Clinic’s shopping trips spice up nutrition advice
It was after she moved to Washington state from Texas five years ago that Sheila Flax noticed her son was gaining weight.
Down south, they lived on half an acre of land, enough space for a young boy to ride his bike and romp about.
But in Seattle’s Central Area where they live now, space is tighter. The nearby park feels more like a dog park, Flax said. A divorced mother raising two children, she also finds food costs more here, too.
On a recent Saturday morning, Flax and her son, D’andre Broussard, 12, were among about 20 mothers and children following two nutritionists around a Rainier Avenue South Safeway store in a program called Shop Around, learning how to select healthful foods that are easy on the household budget.
Flax believes “it’s far more expensive to eat and be healthy. … A lot of sports and things like the gym cost money. “If you want the better, leaner cuts of meat, organic, chemical-free food, you may pay twice as much.”
Shop Around, open to clients of the Odessa Brown Children’s Clinic in the Central Area, is so named because it focuses on the whole, natural foods located along the perimeter of a store - the meats, the dairy products, fruits and vegetables.
It’s part of Odessa Brown’s Fit 4 You program that, among other things, identifies overweight patients - or those in danger of becoming so - and educates them and their families about grocery shopping, cooking and nutrition.”We all recognize obesity as a huge problem people are facing,” said Odessa Brown nutritionist Linda Murtfeldt. “We’re trying to find things to make life easier and better for the low-income people who come here.”
A recent study by the University of Washington’s underscores why such a program might be useful to the clinic’s patients. It links the potential for obesity with ZIP codes, showing a slightly higher rate of obesity for many of the areas where the clinic’s clients live.
For Justin Seymour, 13, the Shop Around on this Saturday morning was a way to learn how to eat more healthfully to lose weight.
Justin, who considers himself something of a chef - claiming he’s been cooking since he was 3, volunteered to mix the ingredients for a bean dip that was served as a snack at the end of the tour.

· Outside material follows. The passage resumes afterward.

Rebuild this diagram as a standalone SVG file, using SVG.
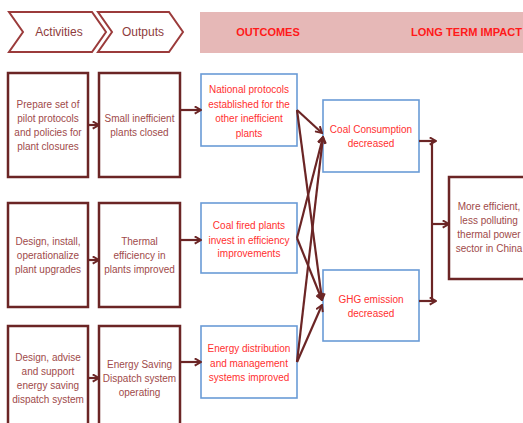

“I cook just about anything - hamburgers,” the eighth-grader said with confidence. “I used to cook pot roast, steaks. … ”
His mother looked at him sideways: “When?” she asked. They both remembered: It was when she helped him.
Odessa Brown nutritionist Linda Murtfeldt said she focused this Shop Around on snacking to help children - many of whose parents work out of the home - make wise decisions about snacks and other foods they prepare for themselves.
“Parents are so busy and strapped for time, the kids are often fending for themselves - making things like ramen noodles or having big bags of chips,” she said.
As they walked around the store, Murtfeldt and nutritionist Jess Adlin, with Live Well in Bellevue, discussed the different food groups, explained what the food-guide pyramid is and told the kids they can make a healthful sandwich using most of the items from that guide: vegetables, meat, dairy, breads, fats, fruits.
They talked about the importance of reading labels - looking for the fat, sodium, and fiber content of the foods they buy. The fiber found naturally in fruits and vegetables, Adlin said, is lost in fruit juices. “Err on the side of more fiber.”
The nutritionists talked about the differences between processed foods, which tend to have more fat and sodium added, and nonprocessed foods. Cook your own seafood instead of buying breaded fish, such as fish sticks, they urged.
“Something like marshmallow is so processed it can’t even be identified as a food anymore. That’s what you want to stay away from,” Adlin said.
Murtfeldt and Adlin said that if parents must buy canned fruit, they should look for the ones packed in fruit juice rather than in syrup.
Justin’s mother, Shawona Wiley, said she wanted to get a better idea of the kinds of foods she should be serving her children. “My daughter is almost 18 and I want her to learn, ‘this is how you eat to lose weight,’ ” Wiley said.
“My doctor has already told me that I’m not eating right and both the children need to lose weight.”